Intel is still managing to keep up, at least on the performance front, a small miracle if we consider the 14 nm production process of the Comet Lake-S CPUs. The new i9-10900K that we have just reviewed is a small power monster, net of higher consumption than its rivals, and remains above the AMD counterparts in the tasks where the frequencies are more influential than the number of cores.
But now AMD seems ready to give Intel a quick response with one new series of Zen 2 processors, the 3600XT, 3800XT and 3900XT, renewed thanks to the flexibility of the 7 nm production process, which allows to go up with the frequencies compared to the current models.
The production process makes the difference
To achieve higher and higher frequencies Intel has focused on small optimizations in the architecture of its CPUs, but above all on very advanced peak clock management algorithms, which allow the i9-10900K to touch 5.3 GHz for short periods of time.
Intel has managed to cross this milestone with a 14nm production process, why should AMD not be able to increase frequencies relying on the greater freedom granted by the 7nm one?
The new CPU range is expected to retain the same number of cores as the current models, 12/24 for the 3900XT, 8/16 for the 3800XT and 6/12 for the 3600XT, with the second number representing the amount of virtual cores available thanks to Simultaneous Multithreading.
The first leaked noises indicated, in base and boost mode respectively, frequencies of 4.1 / 4.8 GHz for the 3900XT, with a 200 MHz increase in boost compared to the current model, of 4.2 / 4.7 GHz for the 3800XT, with a +300 MHz , and of 4.0 / 4.7 GHz for the 3600 XT, which would also mark in this case a +300 MHz.

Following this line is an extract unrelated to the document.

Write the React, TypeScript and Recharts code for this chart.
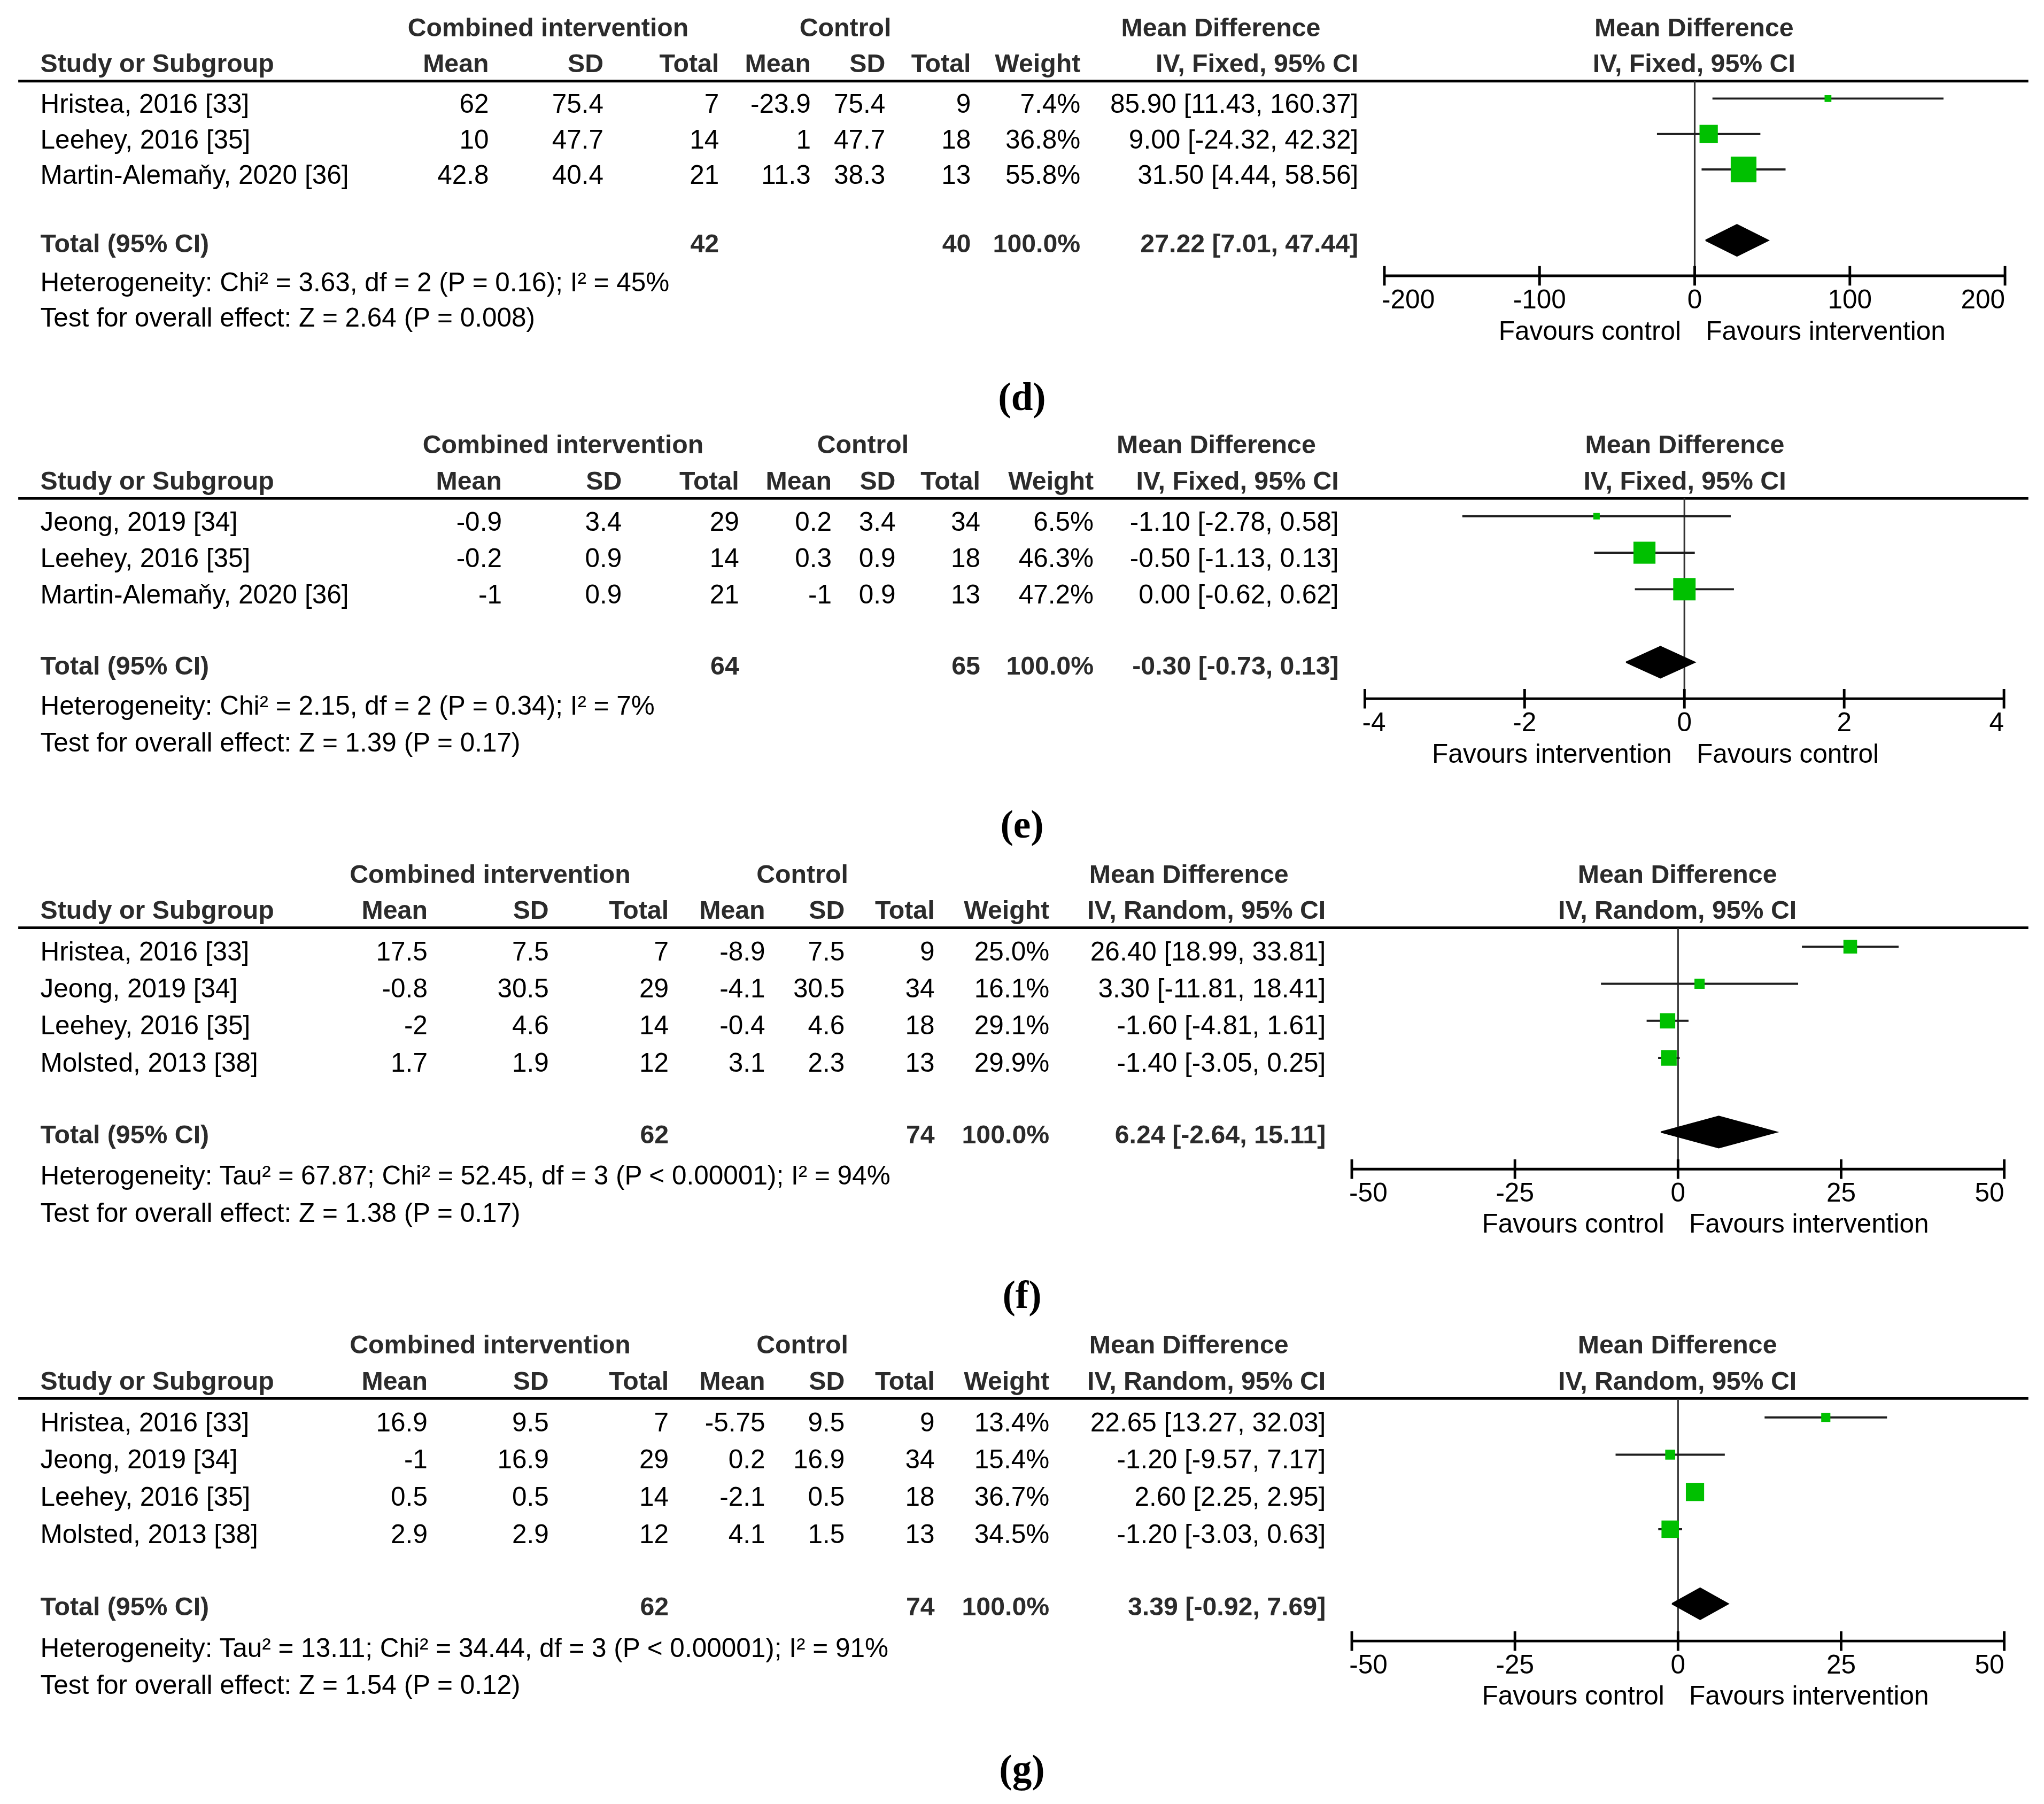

These frequencies should be obtainable without any increase in the TDP, which would remain 95W for the 3600 XT and 105W for the other models, but simply through a refinement of the production process.
A result that could allow AMD, at least in theory, to reduce if not close the gap with Intel in single core performance.
However in the past few hours these data have been scaled back: it seems in fact that the clock frequencies will not exceed 4.7 GHz in the new variants. The launch should take place in July but the timing itself casts a shadow over the veracity of these rumors.
Zen 3 processors are expected to arrive later this year, leaving a very tight time window for these Zen 2 refreshes. AMD is actually in no hurry to counter Intel’s move and could therefore wait for the end of the year and the Ryzen 4000 series processors to end 2020 with a flourish, with products that would outperform the current Comet Lake-S in performance.